Lions-Cowboys Preview

Ndamukong Suh is the main reason why Detroit has the league's best rushing defense.

Now that he's available for the Lions, NFL rushing champion DeMarco Murray's job got that much tougher heading into his first postseason game.

The NFC East-champion Dallas Cowboys rode Murray all season to produce the league's second-best rushing attack and figure to be severely tested by Suh and Detroit's defensive front in Sunday's wild-card playoff game in Arlington.

Suh was initially suspended for stepping on Green Bay quarterback Aaron Rodgers' left leg twice last Sunday in a 30-20 loss that ended a four-game win streak and gave the Packers the North title. He stepped on Rodgers once with each foot, which violated unnecessary roughness rules, according to the league.

However, hearing officer Ted Cottrell handled Suh's expedited appeal Tuesday and ruled that he can play at Dallas (12-4) but must pay an accompanying $70,000 fine.

Suh made it clear Wednesday he wasn't going to elaborate on the matter.

"I'm just pleased with the decision and glad I have the opportunity - I can go against Dallas and help my teammates win the game," he said. "I think that's most important."

Suh's short-lived suspension came after Detroit center Dominic Raiola served a one-game ban against the Packers for stepping on a Chicago player the week before.

"I know I'm chomping at the bit to get back out there," Raiola said. "I just think this team is hungry. The more shots that people take at us, the stronger we get, the tougher we get."

Detroit (11-5) limited opponents to 69.3 rushing yards per game with 133 tackles for a loss to lead the league in both departments.

Now the Lions face their biggest challenge in Murray, whose 1,845 rushing yards broke Emmitt Smith's franchise record and were the third-most in the NFL over the last eight seasons. His 12 100-yard efforts matched the second-highest total in league history.

Murray and an offensive line that had three players named to the Pro Bowl are why Dallas (12-4) averaged 147.1 rushing yards to trail only Seattle.

"If you look at the numbers, they'll tell you that they run the ball obviously as well as anybody in the league and you look at it statistically for us, we're right up there at the top in the rankings in terms of stopping the run," Detroit coach Jim Caldwell said. "So all in all, I think it's going to be a real good battle."

The running game has clearly bolstered Tony Romo, who is considered an MVP candidate after he led the NFL in passer rating (career-best 113.2) and yards per attempt (8.52). He finished fourth in the league with 34 touchdown passes.

"The fact that we've gotten stronger and better on the offensive line has certainly helped," coach Jason Garrett said. "The fact that we're running the ball well and more certainly has helped him but Tony has played awfully well ...

"He's the guy who orchestrates and leads everything we do on offense."

Romo looks to improve on a 1-3 playoff record in his first postseason appearance in five seasons. Counterpart Matthew Stafford is in the postseason for the second time after losing to New Orleans to close the 2011 season.

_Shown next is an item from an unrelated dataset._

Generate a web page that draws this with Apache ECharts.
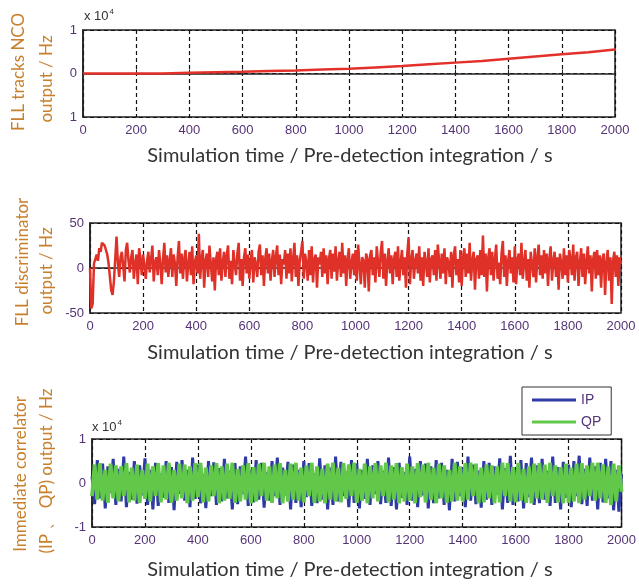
<!DOCTYPE html>
<html>
<head>
<meta charset="utf-8">
<script src="https://cdn.jsdelivr.net/npm/echarts@6/dist/echarts.min.js"></script>
<style>
  html, body { margin: 0; padding: 0; background: #fff; }
  #chart { width: 639px; height: 585px; }
</style>
</head>
<body>
<div id="chart"></div>
<script>
// plot 1 - FLL NCO output (x 10^4 Hz)
const ncoTime = [0, 100, 200, 300, 300, 400, 500, 600, 700, 800, 900, 1000, 1100, 1200, 1300, 1400, 1500, 1600, 1700, 1800, 1900, 2000];
const ncoValue = [0, 0, 0, 0, 0.01, 0.02, 0.03, 0.04, 0.055, 0.07, 0.09, 0.11, 0.14, 0.17, 0.21, 0.25, 0.29, 0.34, 0.39, 0.44, 0.49, 0.55];
const ncoYLabels = { '-1': '1', '0': '0', '1': '1' };

// plot 2 - FLL discriminator output (Hz), one sample every 5 s
const discStep = 5;
const discValue = [
  0, -45, -40, 5, 10, 15, 8, 22, 18, 28,
  30, 25, 20, 15, 5, -10, -25, -30, -15, 10,
  35, 5, -10, 12, 18, 2, -15, 20, 28, 8,
  -5, 12, 20, -12, 5, 15, -18, 22, 10, -8,
  15, 2, -12, 8, 18, -5, 10, 25, -15, 6,
  12, -8, 20, 5, -18, 10, 28, -5, 14, -10,
  8, 22, -10, 15, 5, -20, 12, 30, -6, 16,
  -12, 10, 20, -15, 4, 18, -8, 24, -18, 6,
  14, -6, 38, -12, 10, 20, -22, 8, 16, -10,
  25, 5, -15, 12, -25, 10, 18, -8, 22, -14,
  6, 18, -10, 14, 25, -12, 8, -18, 20, 4,
  -8, 16, 28, -14, 10, -20, 12, 22, -6, 15,
  -12, 8, 20, -16, 12, 4, -10, 18, 26, -8,
  14, -20, 10, 22, -6, 16, -14, 8, 20, -10,
  12, 25, -8, 15, -18, 10, 4, 20, -12, 16,
  -6, 22, -15, 10, 28, -10, 14, -20, 8, 18,
  30, -12, 16, 6, -14, 20, -8, 24, -16, 10,
  15, -22, 12, 4, 18, -10, 22, -6, 14, -18,
  10, 20, -12, 16, -4, 24, -14, 8, 18, -10,
  28, -6, 14, -20, 10, 22, -12, 6, 16, -8,
  20, -14, 26, 4, -18, 12, 8, -22, 16, 10,
  -26, 14, 20, -8, 12, -16, 24, 6, -10, 18,
  30, -12, 16, -20, 8, 22, -6, 14, -18, 10,
  18, -10, 24, -14, 6, 20, -8, 12, -22, 16,
  34, -18, 10, 20, -12, 8, 16, -6, 24, -14,
  12, -20, 18, 6, -10, 22, -16, 10, 14, -8,
  20, -14, 26, 8, -12, 16, -6, 22, -18, 12,
  6, -10, 18, -22, 14, 24, -8, 10, -16, 20,
  -20, 12, 22, -10, 16, -6, 28, -14, 8, 18,
  -24, 10, 14, -12, 20, -8, 36, -10, 16, -26,
  12, 22, -8, 18, -14, 10, 26, -12, 6, -18,
  16, 30, -10, 14, -20, 8, 20, -6, 12, -16,
  24, -18, 10, 16, -8, 28, -12, 6, 20, -14,
  10, -22, 18, 4, -10, 22, -16, 12, 26, -8,
  14, -12, 20, -6, 16, -20, 10, 24, -14, 8,
  18, -10, 12, -24, 16, 6, -12, 22, -8, 14,
  -16, 20, 10, -8, 26, -14, 12, 18, -20, 6,
  22, -10, 16, -18, 8, 24, -6, 14, -26, 10,
  18, -12, 20, -8, 14, -22, 10, 16, -30, 6,
  20, -14, 12, -40, 8, 18, -10, 14, -20, 12,
  5
];

// plot 3 - immediate correlator outputs (x 10^4), one sample every 10 s
const corrStep = 10;
const ipValue = [
  0.15, -0.48, 0.52, -0.35, 0.44, -0.58, 0.38, -0.22, 0.55, -0.5,
  0.32, -0.42, 0.6, -0.55, 0.25, -0.38, 0.5, -0.47, 0.4, -0.28,
  0.56, -0.5, 0.3, -0.6, 0.46, -0.52, 0.22, -0.33, 0.5, -0.45,
  0.36, -0.62, 0.48, -0.25, 0.52, -0.4, 0.3, -0.55, 0.58, -0.36,
  0.42, -0.46, 0.2, -0.57, 0.5, -0.3, 0.47, -0.5, 0.34, -0.42,
  0.55, -0.35, 0.28, -0.6, 0.45, -0.48, 0.38, -0.25, 0.6, -0.52,
  0.3, -0.44, 0.52, -0.38, 0.46, -0.56, 0.25, -0.4, 0.5, -0.3,
  0.58, -0.5, 0.35, -0.28, 0.48, -0.6, 0.42, -0.45, 0.3, -0.55,
  0.5, -0.32, 0.45, -0.52, 0.22, -0.46, 0.56, -0.38, 0.4, -0.6,
  0.35, -0.5, 0.6, -0.42, 0.48, -0.3, 0.26, -0.55, 0.52, -0.45,
  0.44, -0.58, 0.3, -0.36, 0.55, -0.5, 0.4, -0.25, 0.5, -0.48,
  0.28, -0.45, 0.58, -0.52, 0.36, -0.6, 0.46, -0.34, 0.25, -0.5,
  0.6, -0.4, 0.32, -0.55, 0.5, -0.28, 0.44, -0.58, 0.38, -0.46,
  0.52, -0.35, 0.46, -0.5, 0.3, -0.62, 0.55, -0.42, 0.48, -0.3,
  0.35, -0.55, 0.6, -0.4, 0.42, -0.48, 0.28, -0.56, 0.5, -0.38,
  0.46, -0.5, 0.38, -0.26, 0.56, -0.6, 0.34, -0.45, 0.62, -0.5,
  0.3, -0.42, 0.52, -0.58, 0.45, -0.32, 0.58, -0.5, 0.4, -0.46,
  0.55, -0.38, 0.28, -0.52, 0.6, -0.45, 0.36, -0.6, 0.48, -0.34,
  0.42, -0.55, 0.5, -0.3, 0.62, -0.48, 0.32, -0.52, 0.58, -0.4,
  0.38, -0.6, 0.46, -0.44, 0.55, -0.35, 0.5, -0.62, 0.3, -0.65,
  0.2
];
const qpValue = [
  -0.3, 0.42, -0.38, 0.45, -0.4, 0.3, -0.45, 0.44, -0.35, 0.4,
  -0.42, 0.38, -0.3, 0.45, -0.44, 0.35, -0.4, 0.42, -0.45, 0.3,
  -0.36, 0.44, -0.42, 0.38, -0.3, 0.45, -0.44, 0.4, -0.38, 0.46,
  -0.45, 0.3, -0.4, 0.44, -0.35, 0.42, -0.46, 0.38, -0.4, 0.45,
  -0.32, 0.46, -0.44, 0.35, -0.42, 0.4, -0.3, 0.45, -0.46, 0.38,
  -0.4, 0.44, -0.36, 0.46, -0.45, 0.32, -0.42, 0.4, -0.38, 0.45,
  -0.46, 0.36, -0.42, 0.44, -0.3, 0.46, -0.4, 0.38, -0.45, 0.42,
  -0.35, 0.45, -0.46, 0.3, -0.42, 0.44, -0.38, 0.46, -0.4, 0.35,
  -0.44, 0.4, -0.3, 0.46, -0.45, 0.38, -0.42, 0.32, -0.46, 0.44,
  -0.38, 0.46, -0.42, 0.35, -0.44, 0.45, -0.36, 0.42, -0.3, 0.46,
  -0.45, 0.32, -0.4, 0.44, -0.46, 0.38, -0.35, 0.45, -0.42, 0.4,
  -0.3, 0.46, -0.44, 0.4, -0.38, 0.45, -0.46, 0.36, -0.42, 0.44,
  -0.4, 0.38, -0.46, 0.45, -0.32, 0.42, -0.44, 0.46, -0.38, 0.35,
  -0.46, 0.44, -0.35, 0.4, -0.45, 0.3, -0.42, 0.46, -0.4, 0.38,
  -0.42, 0.45, -0.38, 0.46, -0.3, 0.44, -0.46, 0.35, -0.44, 0.42,
  -0.35, 0.4, -0.46, 0.38, -0.44, 0.46, -0.3, 0.45, -0.42, 0.36,
  -0.44, 0.46, -0.4, 0.32, -0.45, 0.38, -0.46, 0.44, -0.35, 0.45,
  -0.38, 0.42, -0.45, 0.46, -0.3, 0.4, -0.44, 0.36, -0.46, 0.44,
  -0.45, 0.35, -0.42, 0.44, -0.46, 0.45, -0.38, 0.4, -0.3, 0.46,
  -0.4, 0.46, -0.35, 0.42, -0.45, 0.38, -0.5, 0.44, -0.42, 0.4,
  -0.2
];

const tickColor = '#553377';
const titleColor = '#c8802e';
const axisFont = 'Liberation Sans, Arial, sans-serif';
const titleFont = 'Lato, Open Sans, sans-serif';

function toPairs(values, step) {
    return values.map((v, i) => [i * step, v]);
}

function xAxisFor(gridIndex) {
    return {
        type: 'value', gridIndex: gridIndex, min: 0, max: 2000, interval: 200,
        axisLine: { lineStyle: { color: '#222', width: 1.5 } },
        axisTick: { inside: true, length: 4, lineStyle: { color: '#222' } },
        axisLabel: { color: tickColor, fontFamily: axisFont, fontSize: 13, margin: 7, formatter: (v) => String(v) },
        splitLine: { show: true, lineStyle: { color: '#111', type: [4, 3], width: 1.2 } }
    };
}

function yAxisFor(gridIndex, min, max, interval, formatter) {
    return {
        type: 'value', gridIndex: gridIndex, min: min, max: max, interval: interval,
        axisLine: { show: true, lineStyle: { color: '#222', width: 1.5 } },
        axisTick: { inside: true, length: 4, lineStyle: { color: '#222' } },
        axisLabel: { color: tickColor, fontFamily: axisFont, fontSize: 13, margin: 6, formatter: formatter || ((v) => String(v)) },
        splitLine: { show: true, lineStyle: { color: '#111', type: [4, 3], width: 1.2 } }
    };
}

function yTitle(x, y, text) {
    return {
        type: 'text', x: x, y: y, rotation: Math.PI / 2,
        style: { text: text, fill: titleColor, font: '17px ' + titleFont, textAlign: 'center', textVerticalAlign: 'middle' }
    };
}

function xTitle(y) {
    return {
        type: 'text', x: 350, y: y,
        style: { text: 'Simulation time / Pre-detection integration / s', fill: '#333', font: '20px ' + titleFont, textAlign: 'center', textVerticalAlign: 'middle' }
    };
}

function scaleNote(x, y) {
    return {
        type: 'text', x: x, y: y,
        style: {
            text: '{a|x 10}{b|4}', fill: '#333',
            rich: { a: { fontSize: 13, fontFamily: axisFont, fill: '#333' }, b: { fontSize: 8, fontFamily: axisFont, fill: '#333', verticalAlign: 'top', padding: [0, 0, 8, 1] } }
        }
    };
}

const chart = echarts.init(document.getElementById('chart'));

chart.setOption({
    animation: false,
    backgroundColor: '#fff',
    grid: [
        { left: 83, right: 24, top: 30, height: 87, show: true, borderColor: '#222', borderWidth: 1.5 },
        { left: 90, right: 18, top: 223, height: 90, show: true, borderColor: '#222', borderWidth: 1.5 },
        { left: 92, right: 17, top: 439, height: 88, show: true, borderColor: '#222', borderWidth: 1.5 }
    ],
    xAxis: [xAxisFor(0), xAxisFor(1), xAxisFor(2)],
    yAxis: [
        yAxisFor(0, -1, 1, 1, (v) => ncoYLabels[String(v)]),
        yAxisFor(1, -50, 50, 50),
        yAxisFor(2, -1, 1, 1)
    ],
    legend: {
        data: ['IP', 'QP'],
        orient: 'vertical', left: 522, top: 387,
        width: 86,
        backgroundColor: '#fff',
        borderColor: '#333', borderWidth: 1,
        padding: [6, 10, 6, 10],
        itemGap: 8,
        itemWidth: 44, itemHeight: 3,
        icon: 'rect',
        textStyle: { color: tickColor, fontFamily: axisFont, fontSize: 14 }
    },
    series: [
        {
            name: 'NCO', type: 'line', xAxisIndex: 0, yAxisIndex: 0,
            data: ncoTime.map((t, i) => [t, ncoValue[i]]),
            showSymbol: false, lineStyle: { color: '#e3302a', width: 2.5 }, itemStyle: { color: '#e3302a' }
        },
        {
            name: 'FLL', type: 'line', xAxisIndex: 1, yAxisIndex: 1,
            data: toPairs(discValue, discStep),
            showSymbol: false, lineStyle: { color: '#df3128', width: 2.5 }, itemStyle: { color: '#df3128' }
        },
        {
            name: 'IP', type: 'line', xAxisIndex: 2, yAxisIndex: 2,
            data: toPairs(ipValue, corrStep),
            showSymbol: false, lineStyle: { color: '#2e3aa6', width: 3 }, itemStyle: { color: '#2e3aa6' }
        },
        {
            name: 'QP', type: 'line', xAxisIndex: 2, yAxisIndex: 2,
            data: toPairs(qpValue, corrStep),
            showSymbol: false, lineStyle: { color: '#62c84a', width: 3.8 }, itemStyle: { color: '#62c84a' }
        }
    ],
    graphic: [
        scaleNote(84, 8),
        scaleNote(92, 419),
        yTitle(19, 72, 'FLL tracks NCO'),
        yTitle(47, 79, 'output / Hz'),
        yTitle(23, 262, 'FLL discriminator'),
        yTitle(47, 271, 'output / Hz'),
        yTitle(21, 474, 'Immediate correlator'),
        yTitle(47, 471, '(IP 、 QP) output / Hz'),
        xTitle(156),
        xTitle(353),
        xTitle(570)
    ]
});
</script>
</body>
</html>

The Lions have rallied to win both times when Stafford has faced Romo.

Detroit erased a 24-point, second-half deficit in a 34-30 road victory Oct. 2, 2011, in which Romo threw for three scores as well as three interceptions. It was the first game in Dallas for Stafford, who went to high school in the area.

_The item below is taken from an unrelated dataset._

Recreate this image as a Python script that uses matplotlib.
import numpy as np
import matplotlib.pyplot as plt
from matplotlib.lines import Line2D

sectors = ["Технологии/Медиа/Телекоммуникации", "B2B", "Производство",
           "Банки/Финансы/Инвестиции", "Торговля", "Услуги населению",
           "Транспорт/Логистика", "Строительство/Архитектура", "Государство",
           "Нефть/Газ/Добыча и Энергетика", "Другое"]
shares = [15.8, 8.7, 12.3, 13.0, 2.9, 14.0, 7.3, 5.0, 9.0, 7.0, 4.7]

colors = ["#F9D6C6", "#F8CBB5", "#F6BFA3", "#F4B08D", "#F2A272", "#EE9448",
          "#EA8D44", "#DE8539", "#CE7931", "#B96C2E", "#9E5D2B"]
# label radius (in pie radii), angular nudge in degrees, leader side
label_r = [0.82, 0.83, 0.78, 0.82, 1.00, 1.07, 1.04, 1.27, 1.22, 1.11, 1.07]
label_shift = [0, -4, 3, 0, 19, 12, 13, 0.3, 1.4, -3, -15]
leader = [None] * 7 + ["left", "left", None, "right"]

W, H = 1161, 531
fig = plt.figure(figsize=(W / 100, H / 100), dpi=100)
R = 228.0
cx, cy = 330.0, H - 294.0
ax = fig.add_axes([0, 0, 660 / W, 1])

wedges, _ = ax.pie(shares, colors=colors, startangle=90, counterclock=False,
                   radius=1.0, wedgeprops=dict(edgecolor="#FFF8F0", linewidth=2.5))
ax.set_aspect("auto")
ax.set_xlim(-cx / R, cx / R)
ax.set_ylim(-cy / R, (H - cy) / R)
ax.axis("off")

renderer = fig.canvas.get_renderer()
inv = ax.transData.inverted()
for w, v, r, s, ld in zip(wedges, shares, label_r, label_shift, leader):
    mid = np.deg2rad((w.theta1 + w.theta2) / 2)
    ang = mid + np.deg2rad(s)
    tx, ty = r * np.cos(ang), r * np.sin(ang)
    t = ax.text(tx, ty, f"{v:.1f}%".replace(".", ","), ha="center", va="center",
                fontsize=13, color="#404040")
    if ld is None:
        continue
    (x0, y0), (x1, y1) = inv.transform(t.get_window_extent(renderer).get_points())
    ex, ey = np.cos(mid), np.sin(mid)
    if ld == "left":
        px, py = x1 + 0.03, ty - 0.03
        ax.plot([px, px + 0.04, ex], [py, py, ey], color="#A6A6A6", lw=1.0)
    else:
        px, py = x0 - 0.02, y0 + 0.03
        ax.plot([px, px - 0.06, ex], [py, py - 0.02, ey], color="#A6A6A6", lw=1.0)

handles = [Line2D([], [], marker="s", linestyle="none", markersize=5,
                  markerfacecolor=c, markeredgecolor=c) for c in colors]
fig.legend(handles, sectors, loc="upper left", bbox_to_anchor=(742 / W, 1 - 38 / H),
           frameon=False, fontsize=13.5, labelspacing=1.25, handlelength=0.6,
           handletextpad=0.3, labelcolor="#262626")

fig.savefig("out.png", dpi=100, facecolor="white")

"It's always fun to go back there and play," Stafford said. "I've done it once in my career so I'm (going to) do it again, it should be fun."

The Cowboys blew a 10-point lead with less than 4 minutes left when Stafford scored a on a winning one-yard run with 12 seconds to go in a 31-30 win at Detroit on Oct. 27, 2013. He also threw for 488 yards - many to Calvin Johnson.

Johnson posted the best effort of his illustrious career as he had career highs of 14 receptions for 329 yards - the second-best total in NFL history.

He topped 1,000 yards for the fifth straight year, though his total of 1,077 marked his lowest in that span for Detroit, which averaged 20.1 points to rank 22nd.

Dez Bryant set a Cowboys record with an NFL-best 16 TD receptions to go with 1,320 receiving yards for a team averaging of 29.2 points to rank fifth.

Dallas won its fourth straight with Sunday's 44-17 rout at Washington and was one of five teams that tied for the NFL's best record.

"We know what we have to do and we did exactly what we wanted to do," Bryant said. "We just have to keep fighting, have to keep playing together."

The Cowboys did suffer a blow when defensive tackle Henry Melton was lost for the season with a right knee injury against the Redskins.

Detroit has dropped 10 of 11 playoff games in the Super Bowl era and its current seven-game losing streak is one shy of the tying the record held by Kansas City, which hasn't won a playoff game since 1993.

Dallas has won once in its last eight postseason contests and fifth-year coach Garrett will make his playoff debut against Caldwell, who is 2-2 and guided Indianapolis to the Super Bowl after the 2009 season.